Transportation Safety Best Ensured by Performance Goals, Not Micromanaging

Transportation safety is a top priority in America, whether it’s passenger travel by air, rail, or vehicle or moving commercial freight where it needs to go. The best way regulators in Washington can help ensure safety is to set safety goals and make sure businesses and industries achieve those goals. Unfortunately, regulators too often try to micromanage the process. This perversely prevents innovation and technology gains that can improve safety and provide it at a lower cost.

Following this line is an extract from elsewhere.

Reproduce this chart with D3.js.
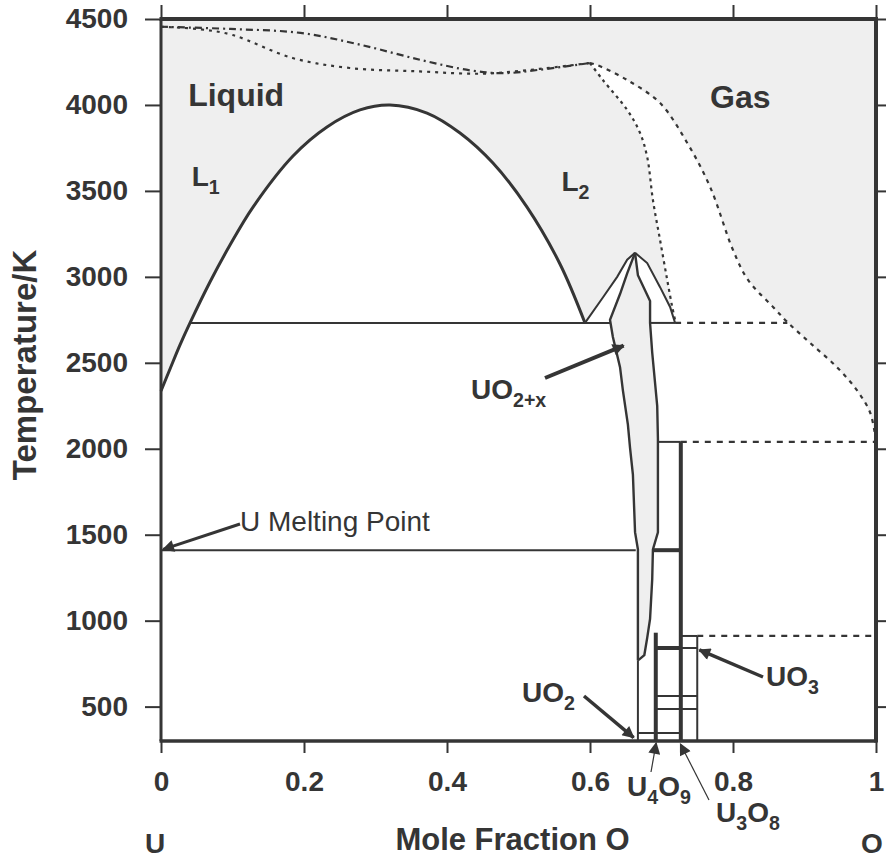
<!DOCTYPE html>
<html>
<head>
<meta charset="utf-8">
<script src="https://cdn.jsdelivr.net/npm/d3@7"></script>
<style>
body { margin: 0; background: #fff; }
text { font-family: "Liberation Sans", Arial, sans-serif; fill: #353535; }
</style>
</head>
<body>
<div id="chart"></div>
<script>
// axis ticks
var tempTicks = [500, 1000, 1500, 2000, 2500, 3000, 3500, 4000, 4500];
var fracTicks = [0, 0.2, 0.4, 0.6, 0.8, 1];
var fracTickLabels = ["0", "0.2", "0.4", "0.6", "0.8", "1"];

// liquid miscibility gap (L1 + L2) and U-rich liquidus, [mole fraction O, K]
var uLiquidus = [[0, 2336], [0.0126, 2464], [0.0266, 2604]];
var domeCurve = [[0.0406, 2732], [0.0685, 2970], [0.0965, 3185], [0.1287, 3406], [0.1846, 3703], [0.2322, 3872],
                 [0.2783, 3971], [0.3203, 4000], [0.372, 3953], [0.4182, 3837], [0.4643, 3662], [0.5119, 3406],
                 [0.558, 3075], [0.593, 2732]];

// UO2 congruent melting: liquidus either side of the peak
var liquidusLeft = [[0.593, 2732], [0.618, 2880], [0.638, 3000], [0.652, 3100], [0.663, 3140]];
var liquidusRight = [[0.663, 3140], [0.680, 3080], [0.698, 2940], [0.712, 2825], [0.719, 2732]];

// UO2+x single phase field
var lensLeft = [[0.663, 3140], [0.652, 3020], [0.642, 2900], [0.628, 2750], [0.632, 2650], [0.642, 2475],
                [0.646, 2340], [0.653, 2140], [0.656, 2005], [0.660, 1850], [0.663, 1515], [0.667, 1415],
                [0.667, 1010], [0.667, 770]];
var lensRight = [[0.663, 3140], [0.667, 3010], [0.684, 2860], [0.684, 2732], [0.687, 2560], [0.694, 2250],
                 [0.695, 2060], [0.695, 1514], [0.688, 1415], [0.687, 1240], [0.684, 1010], [0.680, 900],
                 [0.676, 800], [0.669, 775], [0.667, 770]];

// liquid + gas boundaries
var bubbleLine = [[0.600, 4244], [0.618, 4145], [0.652, 3971], [0.670, 3837], [0.680, 3697], [0.688, 3447],
                  [0.698, 3214], [0.708, 2982], [0.715, 2825], [0.719, 2749]];
var dewLine = [[0.600, 4244], [0.610, 4232], [0.652, 4145], [0.698, 4011], [0.736, 3779], [0.768, 3523],
               [0.800, 3156], [0.821, 2982], [0.856, 2825], [0.876, 2737], [0.908, 2615], [0.945, 2476],
               [0.973, 2342], [0.992, 2208], [1.0, 2039]];
var topUpper = [[0, 4455], [0.097, 4442], [0.195, 4419], [0.28, 4349], [0.364, 4261], [0.434, 4200],
                [0.48, 4185], [0.53, 4205], [0.6, 4244]];
var topLower = [[0, 4455], [0.055, 4440], [0.1, 4407], [0.184, 4273], [0.264, 4215], [0.362, 4195],
                [0.45, 4182], [0.53, 4210], [0.6, 4244]];

// isotherms [K, from, to]
var thinIsotherms = [[2732, 0.0406, 0.628], [2732, 0.684, 0.719], [1410, 0, 0.664], [2040, 0.695, 0.727],
                     [911, 0.727, 0.75], [841, 0.727, 0.75], [562, 0.692, 0.75], [486, 0.692, 0.75], [347, 0.667, 0.727]];
var thickIsotherms = [[1410, 0.689, 0.727], [841, 0.692, 0.727]];
var dashedIsotherms = [[2732, 0.719, 0.876], [2040, 0.727, 1], [911, 0.75, 1]];

// compounds [mole fraction O, from K, to K]
var thinVerticals = [[0.667, 300, 770], [0.75, 300, 911]];
var thickVerticals = [[0.692, 300, 930], [0.727, 300, 2040]];

function init(){

    var w = 886;
    var h = 860;
    var ink = "#353535";
    var shade = "#efefef";

    var svg = d3.select("#chart")
                .append("svg")
                .attr("width", w)
                .attr("height", h);

    var x = d3.scaleLinear().domain([0, 1]).range([161, 876]);
    var y = d3.scaleLinear().domain([300, 4500]).range([741, 19]);

    var line = d3.line()
                 .x(function(d) { return x(d[0]); })
                 .y(function(d) { return y(d[1]); });
    var smooth = d3.line()
                   .x(function(d) { return x(d[0]); })
                   .y(function(d) { return y(d[1]); })
                   .curve(d3.curveCatmullRom);

    var l1Boundary = uLiquidus.concat(domeCurve);

    // shaded single phase regions (liquid, gas)
    var region = [[0, 2336], [0, 4500], [1, 4500]]
        .concat(dewLine.slice().reverse())
        .concat(bubbleLine)
        .concat(liquidusRight.slice().reverse())
        .concat(liquidusLeft.slice().reverse())
        .concat(l1Boundary.slice().reverse());
    svg.append("path")
       .attr("d", line(region) + "Z")
       .attr("fill", shade);

    svg.append("path")
       .attr("d", line(lensLeft.concat(lensRight.slice().reverse())) + "Z")
       .attr("fill", shade);

    // phase boundaries
    svg.append("path")
       .attr("d", smooth(l1Boundary))
       .attr("fill", "none")
       .attr("stroke", ink)
       .attr("stroke-width", 3);

    [liquidusLeft, liquidusRight].forEach(function(c) {
        svg.append("path")
           .attr("d", line(c))
           .attr("fill", "none")
           .attr("stroke", ink)
           .attr("stroke-width", 2);
    });

    [lensLeft, lensRight].forEach(function(c) {
        svg.append("path")
           .attr("d", line(c))
           .attr("fill", "none")
           .attr("stroke", ink)
           .attr("stroke-width", 2.4);
    });

    svg.append("path")
       .attr("d", smooth(bubbleLine))
       .attr("fill", "none")
       .attr("stroke", ink)
       .attr("stroke-width", 2.2)
       .attr("stroke-dasharray", "3,4");

    svg.append("path")
       .attr("d", smooth(dewLine))
       .attr("fill", "none")
       .attr("stroke", ink)
       .attr("stroke-width", 2.2)
       .attr("stroke-dasharray", "4,5");

    svg.append("path")
       .attr("d", smooth(topUpper))
       .attr("fill", "none")
       .attr("stroke", ink)
       .attr("stroke-width", 2.2)
       .attr("stroke-dasharray", "7,4,2,4");

    svg.append("path")
       .attr("d", smooth(topLower))
       .attr("fill", "none")
       .attr("stroke", ink)
       .attr("stroke-width", 2.2)
       .attr("stroke-dasharray", "3,5");

    svg.selectAll(".thinIso")
       .data(thinIsotherms)
       .enter()
       .append("line")
       .attr("x1", function(d) { return x(d[1]); })
       .attr("x2", function(d) { return x(d[2]); })
       .attr("y1", function(d) { return y(d[0]); })
       .attr("y2", function(d) { return y(d[0]); })
       .attr("stroke", ink)
       .attr("stroke-width", 2);

    svg.selectAll(".thickIso")
       .data(thickIsotherms)
       .enter()
       .append("line")
       .attr("x1", function(d) { return x(d[1]); })
       .attr("x2", function(d) { return x(d[2]); })
       .attr("y1", function(d) { return y(d[0]); })
       .attr("y2", function(d) { return y(d[0]); })
       .attr("stroke", ink)
       .attr("stroke-width", 4);

    svg.selectAll(".dashIso")
       .data(dashedIsotherms)
       .enter()
       .append("line")
       .attr("x1", function(d) { return x(d[1]); })
       .attr("x2", function(d) { return x(d[2]); })
       .attr("y1", function(d) { return y(d[0]); })
       .attr("y2", function(d) { return y(d[0]); })
       .attr("stroke", ink)
       .attr("stroke-width", 2.2)
       .attr("stroke-dasharray", "6,6");

    svg.selectAll(".thinVert")
       .data(thinVerticals)
       .enter()
       .append("line")
       .attr("x1", function(d) { return x(d[0]); })
       .attr("x2", function(d) { return x(d[0]); })
       .attr("y1", function(d) { return y(d[1]); })
       .attr("y2", function(d) { return y(d[2]); })
       .attr("stroke", ink)
       .attr("stroke-width", 2);

    svg.selectAll(".thickVert")
       .data(thickVerticals)
       .enter()
       .append("line")
       .attr("x1", function(d) { return x(d[0]); })
       .attr("x2", function(d) { return x(d[0]); })
       .attr("y1", function(d) { return y(d[1]); })
       .attr("y2", function(d) { return y(d[2]); })
       .attr("stroke", ink)
       .attr("stroke-width", 4);

    // axes
    var left = svg.append("g")
                  .attr("transform", "translate(161,0)")
                  .call(d3.axisLeft(y).tickValues(tempTicks).tickSize(16).tickPadding(17)
                        .tickFormat(d3.format("d")));
    var bottom = svg.append("g")
                    .attr("transform", "translate(0,741)")
                    .call(d3.axisBottom(x).tickValues(fracTicks).tickSize(12).tickPadding(18)
                          .tickFormat(function(d, i) { return fracTickLabels[i]; }));
    var top = svg.append("g")
                 .attr("transform", "translate(0,19)")
                 .call(d3.axisTop(x).tickValues(fracTicks).tickSize(14).tickFormat(""));
    var right = svg.append("g")
                   .attr("transform", "translate(876,0)")
                   .call(d3.axisRight(y).tickValues(tempTicks).tickSize(10).tickFormat(""));

    [left, bottom, top, right].forEach(function(g) {
        g.select(".domain").remove();
        g.selectAll(".tick line").attr("stroke", ink).attr("stroke-width", 2);
        g.selectAll(".tick text")
         .attr("fill", ink)
         .style("font-size", "28px")
         .style("font-weight", "bold")
         .style("font-family", "'Liberation Sans', Arial, sans-serif");
    });

    svg.append("line").attr("x1", 161).attr("x2", 161).attr("y1", 19).attr("y2", 741)
       .attr("stroke", ink).attr("stroke-width", 3);
    svg.append("line").attr("x1", 159.5).attr("x2", 876).attr("y1", 741).attr("y2", 741)
       .attr("stroke", ink).attr("stroke-width", 3.5);
    svg.append("line").attr("x1", 159.5).attr("x2", 878).attr("y1", 19).attr("y2", 19)
       .attr("stroke", ink).attr("stroke-width", 4);
    svg.append("line").attr("x1", 876).attr("x2", 876).attr("y1", 19).attr("y2", 742.5)
       .attr("stroke", ink).attr("stroke-width", 4);

    svg.append("text")
       .attr("transform", "translate(36,365) rotate(-90)")
       .attr("text-anchor", "middle")
       .style("font-size", "33px")
       .style("font-weight", "bold")
       .text("Temperature/K");

    svg.append("text")
       .attr("x", x(0.5) - 6)
       .attr("y", 850)
       .attr("text-anchor", "middle")
       .style("font-size", "31px")
       .style("font-weight", "bold")
       .text("Mole Fraction O");

    svg.append("text").attr("x", x(0) - 6).attr("y", 853).attr("text-anchor", "middle")
       .style("font-size", "28px").style("font-weight", "bold").text("U");
    svg.append("text").attr("x", 872).attr("y", 853).attr("text-anchor", "middle")
       .style("font-size", "28px").style("font-weight", "bold").text("O");

    // region labels
    svg.append("text").attr("x", x(0.038)).attr("y", y(4000) + 1)
       .style("font-size", "32px").style("font-weight", "bold").text("Liquid");
    svg.append("text").attr("x", x(0.768)).attr("y", y(3982))
       .style("font-size", "32px").style("font-weight", "bold").text("Gas");

    function subLabel(px, py, main, sub, rest, size) {
        var t = svg.append("text")
                   .attr("x", px)
                   .attr("y", py)
                   .style("font-size", size + "px")
                   .style("font-weight", "bold");
        t.append("tspan").text(main);
        t.append("tspan").attr("dy", size * 0.3).style("font-size", (size * 0.7) + "px").text(sub);
        if (rest) {
            t.append("tspan").attr("dy", -size * 0.3).text(rest[0]);
            t.append("tspan").attr("dy", size * 0.3).style("font-size", (size * 0.7) + "px").text(rest[1]);
        }
        return t;
    }

    subLabel(x(0.043), y(3530), "L", "1", null, 28);
    subLabel(x(0.56), y(3500), "L", "2", null, 28);
    subLabel(471, 399, "UO", "2+x", null, 28);
    subLabel(522, 702, "UO", "2", null, 28);
    subLabel(766, 686, "UO", "3", null, 28);
    subLabel(627, 796, "U", "4", ["O", "9"], 28);
    subLabel(716, 822, "U", "3", ["O", "8"], 28);

    svg.append("text")
       .attr("x", 240)
       .attr("y", 531)
       .style("font-size", "28px")
       .text("U Melting Point");

    // arrows
    svg.append("defs")
       .append("marker")
       .attr("id", "head")
       .attr("viewBox", "0 0 10 10")
       .attr("refX", 9)
       .attr("refY", 5)
       .attr("markerUnits", "userSpaceOnUse")
       .attr("markerWidth", 15)
       .attr("markerHeight", 12)
       .attr("orient", "auto")
       .append("path")
       .attr("d", "M0,0L10,5L0,10Z")
       .attr("fill", ink);

    var arrows = [
        [[240, 524], [x(0.003), y(1415)], 3],
        [[545, 378], [x(0.647), y(2600)], 4],
        [[584, 696], [x(0.661), y(320)], 3.5],
        [[763, 677], [x(0.753), y(830)], 3.5],
        [[651, 772], [x(0.6925), y(300) + 2], 1.2],
        [[709, 800], [x(0.7265), y(300) + 3], 1.2]
    ];
    arrows.forEach(function(a) {
        svg.append("line")
           .attr("x1", a[0][0])
           .attr("y1", a[0][1])
           .attr("x2", a[1][0])
           .attr("y2", a[1][1])
           .attr("stroke", ink)
           .attr("stroke-width", a[2])
           .attr("marker-end", "url(#head)");
    });

}

window.onload = init;
</script>
</body>
</html>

Today, the Competitive Enterprise Institute released my policy brief, “Toward Performance-Based Transportation Safety Regulation: Focus on Results Instead of Rigid Rules to Improve Safety and Promote Innovation.” The paper discusses the safety regulatory environment of five transportation modes regulated by sub-agencies of the U.S. Department of Transportation: automobiles, pipelines, aircraft, motor carriers, and railroads.

The difference between prescriptive and performance-based rules is important. Prescriptive rules specify rigid means of compliance, ordering regulated entities to design their products, or implement practices in a particular way. In contrast, performance-based rules set a risk-informed safety goal and then leave it to the regulated entities to figure out how to meet that goal.

Performance-based safety regulations allow regulated entities to decide on the particular technologies and practices needed to achieve a performance standard. That incentivizes regulated entities to continually develop new technologies and practices to meet a given safety performance goal in ways that work best and are cost effective.

The good news is this performance-based approach is bipartisan. It’s been a cornerstone of federal regulatory policy since the Clinton administration, which issued Executive Order 12866 in 1993. The order required regulatory agencies to “specify performance objectives, rather than specifying the behavior or manner of compliance that regulated entities must adopt.” This policy was subsequently reaffirmed by Presidents George W. Bush and Barack Obama.

The bad news is that despite this being official federal policy for more than two decades, the safety regulatory agencies under the Department of Transportation have made uneven progress in adopting a performance-based regulatory approach. The report provides some examples to illustrate this point:

  • Autos. The National Highway Traffic Safety Administration (NHTSA) generally provides a performance-based regulatory framework. However, even though NHTSA comes closest to embracing a performance-based philosophy, some of its rules are still inhibiting innovation that could provide superior safety outcomes. For instance, the agency requires automakers to install rear view mirrors on vehicles. In recent years as technology has advanced, cameras have become capable of providing drivers superior rear-viewing functions relative to mirrors. Unfortunately, current regulations do not allow automakers to replace their rear view mirrors with cameras and displays.
  • Pipelines. Given the volatile nature of the gases and liquids being moved through many pipelines, it is unsurprising that U.S. pipeline safety regulations have generally been highly prescriptive. Despite this, efforts are under way to investigate possible reforms to pipeline regulations in a performance-based direction, including the launch of a study committee at the Transportation Research Board of the National Academies.
  • Aircraft. The Federal Aviation Administration’s (FAA) aircraft airworthiness certification rules have been extremely onerous and prescriptive for decades. This means bringing a new aircraft design to market can take many years. Recognizing that these regulations risk inhibiting rapid changes in the aviation industry—from new airframe materials to drones—the agency in recent years has sought to move its certification regime in a performance-based direction. Under the Obama administration, a positive shift occurred with respect to small aircraft certification. There is still much work to be done, and Congress is likely to take up this issue in the forthcoming FAA reauthorization.
  • Trucking. The prescriptive labor safety regulations in the trucking industry have been controversial for decades. In an attempt to move the Federal Motor Carrier Safety Administration toward adopting a performance-based safety regulatory philosophy, legislation was introduced in the last Congress to require the agency to conduct regular reviews of its regulations, determine if those regulations continue to be necessary, and focus on outcomes rather than means of compliance.
  • Rail. The Federal Railroad Administration’s (FRA) approach to performance-based regulation may be the most uneven of all the Department of Transportation’s safety agencies. While the FRA has laudably proposed rules for passenger rail cars that would allow manufacturers to utilize new technologies, freight rail has been hit with a proposal that would in effect prohibit them from making full use of new safety technologies—technologies that themselves have been mandated.

The report concludes with recommendation for Congress on how to encourage the Department of Transportation’s evolution toward a performance-based safety regulatory philosophy.